Goal: Output the material word for word. Leave each picture out.

::::

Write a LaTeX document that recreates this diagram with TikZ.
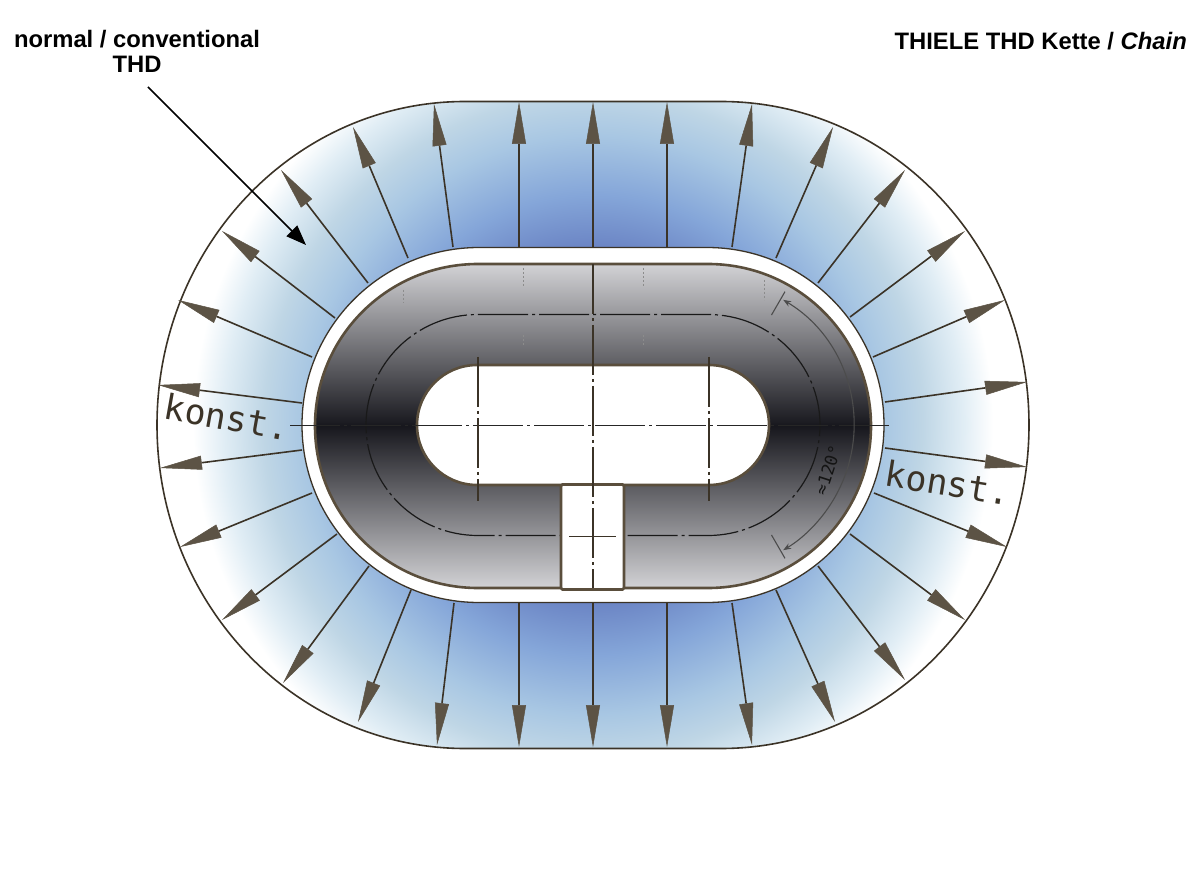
\documentclass[tikz,border=0pt]{standalone}
\usepackage{fontspec}
\setmainfont{Liberation Sans}
\newfontfamily\konstfont{DejaVu Sans Mono}
\usetikzlibrary{arrows.meta}

\definecolor{inkbrown}{HTML}{3B3327}
\definecolor{rimbrown}{HTML}{5A4E3C}
\definecolor{headbrown}{HTML}{5C5345}
\definecolor{ringlight}{HTML}{D2D2D5}
\definecolor{ringdark}{HTML}{17171D}

\pgfdeclareradialshading{flowblue}{\pgfpoint{0bp}{0bp}}{
	rgb(0bp)=(0.42,0.52,0.77);
	rgb(8.85bp)=(0.42,0.52,0.77);
	rgb(11.5bp)=(0.52,0.65,0.85);
	rgb(14.5bp)=(0.66,0.78,0.89);
	rgb(16.5bp)=(0.75,0.84,0.90);
	rgb(18.5bp)=(0.88,0.93,0.96);
	rgb(20bp)=(1,1,1);
	rgb(50bp)=(1,1,1)}

\newcommand{\ovalpath}[3]{(593-#1,-425+#3)--(593+#1,-425+#3) arc[start angle=90,end angle=-90,x radius=#2,y radius=#3]--(593-#1,-425-#3) arc[start angle=270,end angle=90,x radius=#2,y radius=#3]--cycle}

\tikzset{
	flowarrow/.style={draw=inkbrown,line width=1.6pt,-{Triangle[length=42pt,width=14pt,fill=headbrown,color=headbrown,line width=0.5pt]}},
	axisline/.style={draw=#1,line width=1.6pt,dash pattern=on 50pt off 4pt on 3pt off 4pt},
	axisline/.default=inkbrown,
	rimline/.style={draw=rimbrown,line width=2.6pt},
	titletext/.style={font=\fontsize{23.8}{25}\selectfont\bfseries,align=center,text=black,inner sep=0pt},
	konsttext/.style={font=\konstfont\fontsize{35}{35}\selectfont,text=inkbrown,inner sep=0pt},
	dimline/.style={draw=black!70,line width=1.1pt}
}

\begin{document}
\begin{tikzpicture}[x=1pt,y=1pt]
\useasboundingbox (0,0) rectangle (1200,-874);

% flow field
\begin{scope}
	\clip \ovalpath{128}{308}{323.5};
	\shade[shading=flowblue] (593,-425) circle (500);
\end{scope}
\draw[draw=inkbrown,line width=1.6pt] \ovalpath{128}{308}{323.5};

\foreach \xa/\ya/\xb/\yb in {
	453/247/434/104,519/247/519/102,593/247/593/102,667/247/667/102,732/247/752/104,
	776/258/833/127,818/283/905/170,850/317/965/231,873/357/1005/300,885/402/1027/382,
	885/448/1027/467,874/493/1007/547,850/534/965/620,818/566/905/680,776/590/835/722,
	732/603/752/745,667/603/667/747,593/603/593/747,519/603/519/747,454/603/437/745,
	411/590/358/722,369/566/283/683,337/534/222/620,312/493/180/547,302/450/160/468,
	302/403/158/385,312/357/178/300,335/318/222/231,368/283/281/170,408/258/353/127}
{
	\draw[flowarrow] (\xa,-\ya)--(\xb,-\yb);
}

% chain body
\fill[white] \ovalpath{114}{177}{177.5};
\draw[draw=inkbrown,line width=1.3pt] \ovalpath{114}{177}{177.5};
\begin{scope}[yshift=-1pt]
	\shade[top color=ringlight,bottom color=ringlight,middle color=ringdark] \ovalpath{115}{163}{162};
	\draw[rimline] \ovalpath{115}{163}{162};
\end{scope}
\fill[white] \ovalpath{116}{60}{60};
\draw[rimline] \ovalpath{116}{60}{60};

% faint marks
\foreach \x/\ya/\yb in {523/268/286,523/335/346,643/268/286,643/335/346,403/290/303,764/280/300}
{
	\draw[draw=black!45,line width=1pt,dash pattern=on 2pt off 2pt] (\x,-\ya)--(\x,-\yb);
}

% axes
\draw[axisline=black!90,line width=1.2pt] \ovalpath{115}{112}{110.5};
\node[draw=rimbrown,fill=white,line width=2.6pt,rounded corners=1.5pt,minimum width=63pt,minimum height=105pt,inner sep=0pt] (slot) at (592.5,-537) {};
\draw[axisline=black!85] (290,-425.5)--(891,-425.5);
\foreach \x in {478,709}
{
	\draw[axisline] (\x,-357)--(\x,-501);
}
\draw[axisline] (593,-264)--(593,-588);
\draw[draw=inkbrown,line width=1.5pt] (569,-536.5)--(616,-536.5);

% 120 degree measure
\draw[dimline,Stealth-Stealth] (708,-425)++(59:146) arc[start angle=59,end angle=-59,radius=146];
\foreach \a in {60,-60}
{
	\draw[dimline] (708,-425)++(\a:127)--++(\a:27);
}
\node[font=\konstfont\fontsize{17}{17}\selectfont,text=black!92,rotate=72,inner sep=0pt] (angletext) at (828,-470) {≈120°};

% labels
\node[konsttext,rotate=-10] (konstleft) at (227,-417) {konst.};
\node[konsttext,rotate=-9] (konstright) at (948,-483) {konst.};
\node[titletext] (thdtext) at (137,-51) {normal / conventional\\THD};
\node[titletext,anchor=east] (chaintext) at (1187,-41) {THIELE THD Kette / \textit{Chain}};

\coordinate (thdtail) at (148,-87);
\coordinate (thdtip) at (306,-245);
\draw[black,line width=1.5pt,-{Triangle[length=20pt,width=15pt]}] (thdtail)--(thdtip);

\end{tikzpicture}
\end{document}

::::

Task output:
Write a LaTeX document that recreates this diagram with TikZ.
\documentclass[tikz,border=0pt]{standalone}
\usepackage{fontspec}
\setmainfont{Liberation Sans}
\newfontfamily\konstfont{DejaVu Sans Mono}
\usetikzlibrary{arrows.meta}

\definecolor{inkbrown}{HTML}{3B3327}
\definecolor{rimbrown}{HTML}{5A4E3C}
\definecolor{headbrown}{HTML}{5C5345}
\definecolor{ringlight}{HTML}{D2D2D5}
\definecolor{ringdark}{HTML}{17171D}

\pgfdeclareradialshading{flowblue}{\pgfpoint{0bp}{0bp}}{
	rgb(0bp)=(0.42,0.52,0.77);
	rgb(8.85bp)=(0.42,0.52,0.77);
	rgb(11.5bp)=(0.52,0.65,0.85);
	rgb(14.5bp)=(0.66,0.78,0.89);
	rgb(16.5bp)=(0.75,0.84,0.90);
	rgb(18.5bp)=(0.88,0.93,0.96);
	rgb(20bp)=(1,1,1);
	rgb(50bp)=(1,1,1)}

\newcommand{\ovalpath}[3]{(593-#1,-425+#3)--(593+#1,-425+#3) arc[start angle=90,end angle=-90,x radius=#2,y radius=#3]--(593-#1,-425-#3) arc[start angle=270,end angle=90,x radius=#2,y radius=#3]--cycle}

\tikzset{
	flowarrow/.style={draw=inkbrown,line width=1.6pt,-{Triangle[length=42pt,width=14pt,fill=headbrown,color=headbrown,line width=0.5pt]}},
	axisline/.style={draw=#1,line width=1.6pt,dash pattern=on 50pt off 4pt on 3pt off 4pt},
	axisline/.default=inkbrown,
	rimline/.style={draw=rimbrown,line width=2.6pt},
	titletext/.style={font=\fontsize{23.8}{25}\selectfont\bfseries,align=center,text=black,inner sep=0pt},
	konsttext/.style={font=\konstfont\fontsize{35}{35}\selectfont,text=inkbrown,inner sep=0pt},
	dimline/.style={draw=black!70,line width=1.1pt}
}

\begin{document}
\begin{tikzpicture}[x=1pt,y=1pt]
\useasboundingbox (0,0) rectangle (1200,-874);

% flow field
\begin{scope}
	\clip \ovalpath{128}{308}{323.5};
	\shade[shading=flowblue] (593,-425) circle (500);
\end{scope}
\draw[draw=inkbrown,line width=1.6pt] \ovalpath{128}{308}{323.5};

\foreach \xa/\ya/\xb/\yb in {
	453/247/434/104,519/247/519/102,593/247/593/102,667/247/667/102,732/247/752/104,
	776/258/833/127,818/283/905/170,850/317/965/231,873/357/1005/300,885/402/1027/382,
	885/448/1027/467,874/493/1007/547,850/534/965/620,818/566/905/680,776/590/835/722,
	732/603/752/745,667/603/667/747,593/603/593/747,519/603/519/747,454/603/437/745,
	411/590/358/722,369/566/283/683,337/534/222/620,312/493/180/547,302/450/160/468,
	302/403/158/385,312/357/178/300,335/318/222/231,368/283/281/170,408/258/353/127}
{
	\draw[flowarrow] (\xa,-\ya)--(\xb,-\yb);
}

% chain body
\fill[white] \ovalpath{114}{177}{177.5};
\draw[draw=inkbrown,line width=1.3pt] \ovalpath{114}{177}{177.5};
\begin{scope}[yshift=-1pt]
	\shade[top color=ringlight,bottom color=ringlight,middle color=ringdark] \ovalpath{115}{163}{162};
	\draw[rimline] \ovalpath{115}{163}{162};
\end{scope}
\fill[white] \ovalpath{116}{60}{60};
\draw[rimline] \ovalpath{116}{60}{60};

% faint marks
\foreach \x/\ya/\yb in {523/268/286,523/335/346,643/268/286,643/335/346,403/290/303,764/280/300}
{
	\draw[draw=black!45,line width=1pt,dash pattern=on 2pt off 2pt] (\x,-\ya)--(\x,-\yb);
}

% axes
\draw[axisline=black!90,line width=1.2pt] \ovalpath{115}{112}{110.5};
\node[draw=rimbrown,fill=white,line width=2.6pt,rounded corners=1.5pt,minimum width=63pt,minimum height=105pt,inner sep=0pt] (slot) at (592.5,-537) {};
\draw[axisline=black!85] (290,-425.5)--(891,-425.5);
\foreach \x in {478,709}
{
	\draw[axisline] (\x,-357)--(\x,-501);
}
\draw[axisline] (593,-264)--(593,-588);
\draw[draw=inkbrown,line width=1.5pt] (569,-536.5)--(616,-536.5);

% 120 degree measure
\draw[dimline,Stealth-Stealth] (708,-425)++(59:146) arc[start angle=59,end angle=-59,radius=146];
\foreach \a in {60,-60}
{
	\draw[dimline] (708,-425)++(\a:127)--++(\a:27);
}
\node[font=\konstfont\fontsize{17}{17}\selectfont,text=black!92,rotate=72,inner sep=0pt] (angletext) at (828,-470) {≈120°};

% labels
\node[konsttext,rotate=-10] (konstleft) at (227,-417) {konst.};
\node[konsttext,rotate=-9] (konstright) at (948,-483) {konst.};
\node[titletext] (thdtext) at (137,-51) {normal / conventional\\THD};
\node[titletext,anchor=east] (chaintext) at (1187,-41) {THIELE THD Kette / \textit{Chain}};

\coordinate (thdtail) at (148,-87);
\coordinate (thdtip) at (306,-245);
\draw[black,line width=1.5pt,-{Triangle[length=20pt,width=15pt]}] (thdtail)--(thdtip);

\end{tikzpicture}
\end{document}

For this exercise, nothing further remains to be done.